SUPPLIED INFORMATION
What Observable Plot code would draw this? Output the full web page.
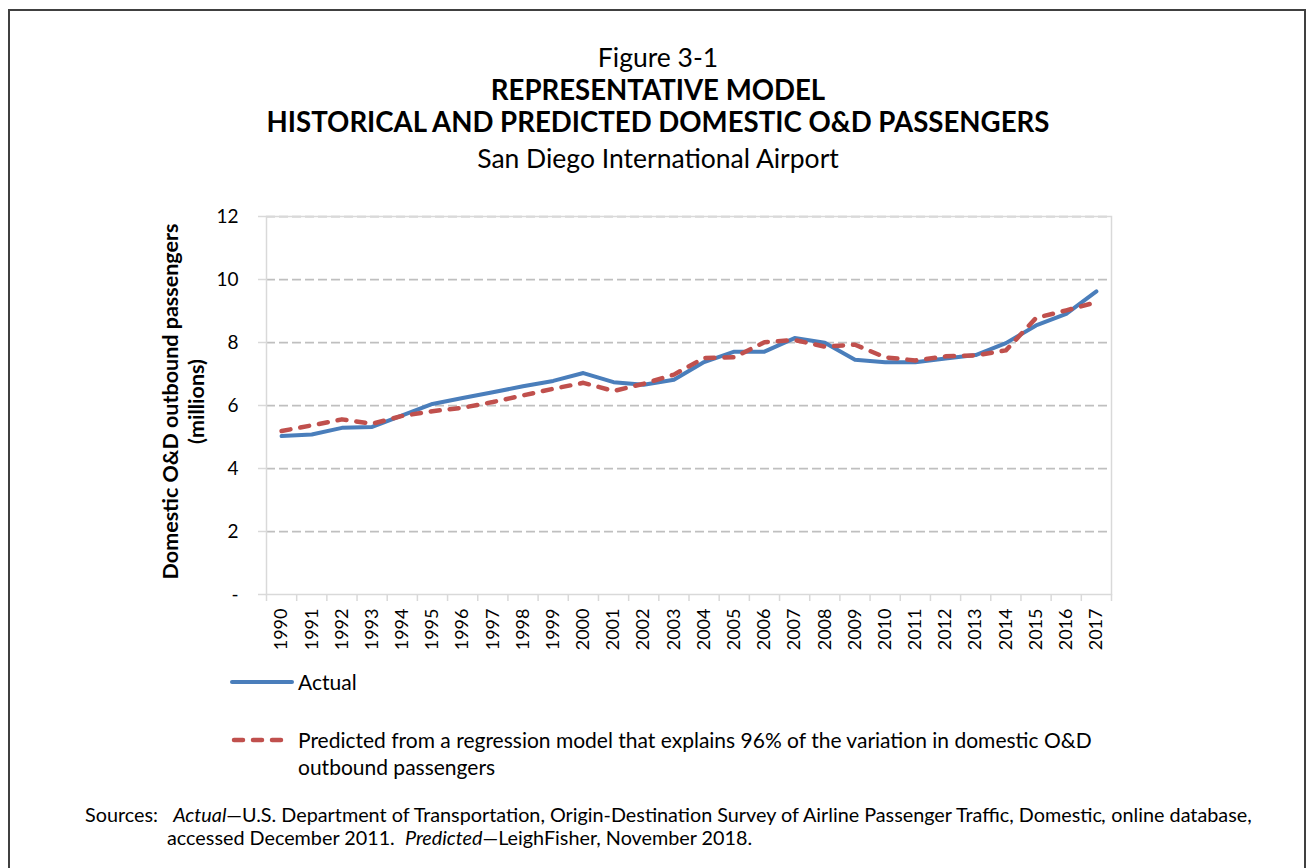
<!DOCTYPE html>
<html>
<head>
<meta charset="utf-8">
<script src="https://cdn.jsdelivr.net/npm/d3@7"></script>
<script src="https://cdn.jsdelivr.net/npm/@observablehq/plot@0.6"></script>
<style>
  body { margin: 0; background: #fff; font-family: Lato, sans-serif; color: #000; }
  #page { position: relative; width: 1306px; height: 868px; overflow: hidden; background: #fff; }
  #border { position: absolute; left: 8px; top: 9px; width: 1294px; height: 900px; border: 2px solid #404040; z-index: 5; background: transparent; pointer-events: none; }
  .t { position: absolute; left: 0; width: 1316px; text-align: center; white-space: nowrap; line-height: 28px; height: 28px; font-size: 26.5px; }
  .b { font-weight: bold; font-size: 27.6px; }
  #chart { position: absolute; left: 0; top: 190px; }
  .leg { position: absolute; font-size: 21px; white-space: nowrap; }
  .src { position: absolute; font-size: 19.8px; white-space: pre; line-height: 23px; }
</style>
</head>
<body>
<div id="page">
  <div id="border"></div>
  <div class="t" style="top:43px">Figure 3-1</div>
  <div class="t b" style="top:76px">REPRESENTATIVE MODEL</div>
  <div class="t b" style="top:108px">HISTORICAL AND PREDICTED DOMESTIC O&amp;D PASSENGERS</div>
  <div class="t" style="top:144px">San Diego International Airport</div>
  <div id="chart"></div>
  <svg style="position:absolute;left:228px;top:672px" width="70" height="20">
    <line x1="4" y1="10" x2="64" y2="10" stroke="#4a7ebb" stroke-width="4" stroke-linecap="round"/>
  </svg>
  <div class="leg" style="left:298px;top:669px;line-height:26px">Actual</div>
  <svg style="position:absolute;left:228px;top:730px" width="70" height="20">
    <line x1="6" y1="10" x2="62" y2="10" stroke="#c0504d" stroke-width="4.5" stroke-dasharray="9,10" stroke-linecap="round"/>
  </svg>
  <div class="leg" style="left:298px;top:726px;line-height:27px">Predicted from a regression model that explains 96% of the variation in domestic O&amp;D<br>outbound passengers</div>
  <div class="src" style="left:85px;top:803px">Sources:   <i>Actual</i>—U.S. Department of Transportation, Origin-Destination Survey of Airline Passenger Traffic, Domestic<i>,</i> online database,</div>
  <div class="src" style="left:167px;top:826px">accessed December 2011.  <i>Predicted</i>—LeighFisher, November 2018.</div>
</div>
<script>
const years = [1990,1991,1992,1993,1994,1995,1996,1997,1998,1999,2000,2001,2002,2003,2004,2005,2006,2007,2008,2009,2010,2011,2012,2013,2014,2015,2016,2017];
const actual = [5.03,5.08,5.29,5.32,5.69,6.05,6.24,6.42,6.61,6.78,7.03,6.74,6.66,6.82,7.38,7.71,7.71,8.14,7.99,7.45,7.37,7.37,7.49,7.60,7.98,8.54,8.91,9.62];
const predicted = [5.19,5.37,5.56,5.42,5.67,5.82,5.93,6.11,6.32,6.53,6.72,6.46,6.69,6.98,7.51,7.53,8.01,8.08,7.87,7.93,7.53,7.43,7.56,7.59,7.75,8.78,9.02,9.28];
const yTicks = [0,2,4,6,8,10,12];
const yTickLabels = ["-","2","4","6","8","10","12"];
const yLabelLines = ["Domestic O&D outbound passengers","(millions)"];

const data = years.map((y, i) => ({year: y, actual: actual[i], predicted: predicted[i]}));
const boundaries = years.map(y => y - 0.5).concat([years[years.length - 1] + 0.5]);

const chart = Plot.plot({
  width: 1306,
  height: 470,
  marginTop: 26,
  marginLeft: 266,
  marginRight: 195,
  marginBottom: 66,
  x: {domain: [years[0] - 0.5, years[years.length - 1] + 0.5]},
  y: {domain: [0, 12]},
  style: {fontFamily: "Lato, sans-serif", color: "#000", background: "transparent", overflow: "visible"},
  marks: [
    Plot.ruleY(yTicks.filter(d => d > 0), {stroke: "#bfbfbf", strokeWidth: 1.75, strokeDasharray: "9,4"}),
    Plot.frame({stroke: "#d9d9d9", strokeWidth: 1.5}),
    Plot.axisY({ticks: yTicks, tickSize: 8, tickPadding: 20, stroke: "#d9d9d9", strokeWidth: 1.5, fill: "#000",
      tickFormat: d => yTickLabels[yTicks.indexOf(d)], fontSize: 19, label: null}),
    Plot.axisX({ticks: boundaries, tickSize: 7, stroke: "#d9d9d9", strokeWidth: 1.5, tickFormat: () => "", label: null}),
    Plot.axisX({ticks: years, tickSize: 0, tickPadding: 14, tickRotate: -90, fill: "#000",
      tickFormat: d => String(d), fontSize: 18, label: null}),
    Plot.line(data, {x: "year", y: "actual", stroke: "#4a7ebb", strokeWidth: 4, strokeLinejoin: "round"}),
    Plot.line(data, {x: "year", y: "predicted", stroke: "#c0504d", strokeWidth: 4.5, strokeDasharray: "9,10", strokeLinecap: "round", strokeLinejoin: "round"}),
    Plot.text([yLabelLines[0]], {frameAnchor: "left", rotate: -90, textAnchor: "middle", dx: -95, dy: -4, text: d => d, fontWeight: "bold", fontSize: 21.5, fill: "#000"}),
    Plot.text([yLabelLines[1]], {frameAnchor: "left", rotate: -90, textAnchor: "middle", dx: -69, dy: -4, text: d => d, fontWeight: "bold", fontSize: 21.5, fill: "#000"})
  ]
});
document.getElementById("chart").appendChild(chart);
</script>
</body>
</html>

DESCRIPTION OF THE TASK
Every line above should be repeated exactly; pictures stay out of the copy.

ANSWER TO THIS TASK
What Observable Plot code would draw this? Output the full web page.
<!DOCTYPE html>
<html>
<head>
<meta charset="utf-8">
<script src="https://cdn.jsdelivr.net/npm/d3@7"></script>
<script src="https://cdn.jsdelivr.net/npm/@observablehq/plot@0.6"></script>
<style>
  body { margin: 0; background: #fff; font-family: Lato, sans-serif; color: #000; }
  #page { position: relative; width: 1306px; height: 868px; overflow: hidden; background: #fff; }
  #border { position: absolute; left: 8px; top: 9px; width: 1294px; height: 900px; border: 2px solid #404040; z-index: 5; background: transparent; pointer-events: none; }
  .t { position: absolute; left: 0; width: 1316px; text-align: center; white-space: nowrap; line-height: 28px; height: 28px; font-size: 26.5px; }
  .b { font-weight: bold; font-size: 27.6px; }
  #chart { position: absolute; left: 0; top: 190px; }
  .leg { position: absolute; font-size: 21px; white-space: nowrap; }
  .src { position: absolute; font-size: 19.8px; white-space: pre; line-height: 23px; }
</style>
</head>
<body>
<div id="page">
  <div id="border"></div>
  <div class="t" style="top:43px">Figure 3-1</div>
  <div class="t b" style="top:76px">REPRESENTATIVE MODEL</div>
  <div class="t b" style="top:108px">HISTORICAL AND PREDICTED DOMESTIC O&amp;D PASSENGERS</div>
  <div class="t" style="top:144px">San Diego International Airport</div>
  <div id="chart"></div>
  <svg style="position:absolute;left:228px;top:672px" width="70" height="20">
    <line x1="4" y1="10" x2="64" y2="10" stroke="#4a7ebb" stroke-width="4" stroke-linecap="round"/>
  </svg>
  <div class="leg" style="left:298px;top:669px;line-height:26px">Actual</div>
  <svg style="position:absolute;left:228px;top:730px" width="70" height="20">
    <line x1="6" y1="10" x2="62" y2="10" stroke="#c0504d" stroke-width="4.5" stroke-dasharray="9,10" stroke-linecap="round"/>
  </svg>
  <div class="leg" style="left:298px;top:726px;line-height:27px">Predicted from a regression model that explains 96% of the variation in domestic O&amp;D<br>outbound passengers</div>
  <div class="src" style="left:85px;top:803px">Sources:   <i>Actual</i>—U.S. Department of Transportation, Origin-Destination Survey of Airline Passenger Traffic, Domestic<i>,</i> online database,</div>
  <div class="src" style="left:167px;top:826px">accessed December 2011.  <i>Predicted</i>—LeighFisher, November 2018.</div>
</div>
<script>
const years = [1990,1991,1992,1993,1994,1995,1996,1997,1998,1999,2000,2001,2002,2003,2004,2005,2006,2007,2008,2009,2010,2011,2012,2013,2014,2015,2016,2017];
const actual = [5.03,5.08,5.29,5.32,5.69,6.05,6.24,6.42,6.61,6.78,7.03,6.74,6.66,6.82,7.38,7.71,7.71,8.14,7.99,7.45,7.37,7.37,7.49,7.60,7.98,8.54,8.91,9.62];
const predicted = [5.19,5.37,5.56,5.42,5.67,5.82,5.93,6.11,6.32,6.53,6.72,6.46,6.69,6.98,7.51,7.53,8.01,8.08,7.87,7.93,7.53,7.43,7.56,7.59,7.75,8.78,9.02,9.28];
const yTicks = [0,2,4,6,8,10,12];
const yTickLabels = ["-","2","4","6","8","10","12"];
const yLabelLines = ["Domestic O&D outbound passengers","(millions)"];

const data = years.map((y, i) => ({year: y, actual: actual[i], predicted: predicted[i]}));
const boundaries = years.map(y => y - 0.5).concat([years[years.length - 1] + 0.5]);

const chart = Plot.plot({
  width: 1306,
  height: 470,
  marginTop: 26,
  marginLeft: 266,
  marginRight: 195,
  marginBottom: 66,
  x: {domain: [years[0] - 0.5, years[years.length - 1] + 0.5]},
  y: {domain: [0, 12]},
  style: {fontFamily: "Lato, sans-serif", color: "#000", background: "transparent", overflow: "visible"},
  marks: [
    Plot.ruleY(yTicks.filter(d => d > 0), {stroke: "#bfbfbf", strokeWidth: 1.75, strokeDasharray: "9,4"}),
    Plot.frame({stroke: "#d9d9d9", strokeWidth: 1.5}),
    Plot.axisY({ticks: yTicks, tickSize: 8, tickPadding: 20, stroke: "#d9d9d9", strokeWidth: 1.5, fill: "#000",
      tickFormat: d => yTickLabels[yTicks.indexOf(d)], fontSize: 19, label: null}),
    Plot.axisX({ticks: boundaries, tickSize: 7, stroke: "#d9d9d9", strokeWidth: 1.5, tickFormat: () => "", label: null}),
    Plot.axisX({ticks: years, tickSize: 0, tickPadding: 14, tickRotate: -90, fill: "#000",
      tickFormat: d => String(d), fontSize: 18, label: null}),
    Plot.line(data, {x: "year", y: "actual", stroke: "#4a7ebb", strokeWidth: 4, strokeLinejoin: "round"}),
    Plot.line(data, {x: "year", y: "predicted", stroke: "#c0504d", strokeWidth: 4.5, strokeDasharray: "9,10", strokeLinecap: "round", strokeLinejoin: "round"}),
    Plot.text([yLabelLines[0]], {frameAnchor: "left", rotate: -90, textAnchor: "middle", dx: -95, dy: -4, text: d => d, fontWeight: "bold", fontSize: 21.5, fill: "#000"}),
    Plot.text([yLabelLines[1]], {frameAnchor: "left", rotate: -90, textAnchor: "middle", dx: -69, dy: -4, text: d => d, fontWeight: "bold", fontSize: 21.5, fill: "#000"})
  ]
});
document.getElementById("chart").appendChild(chart);
</script>
</body>
</html>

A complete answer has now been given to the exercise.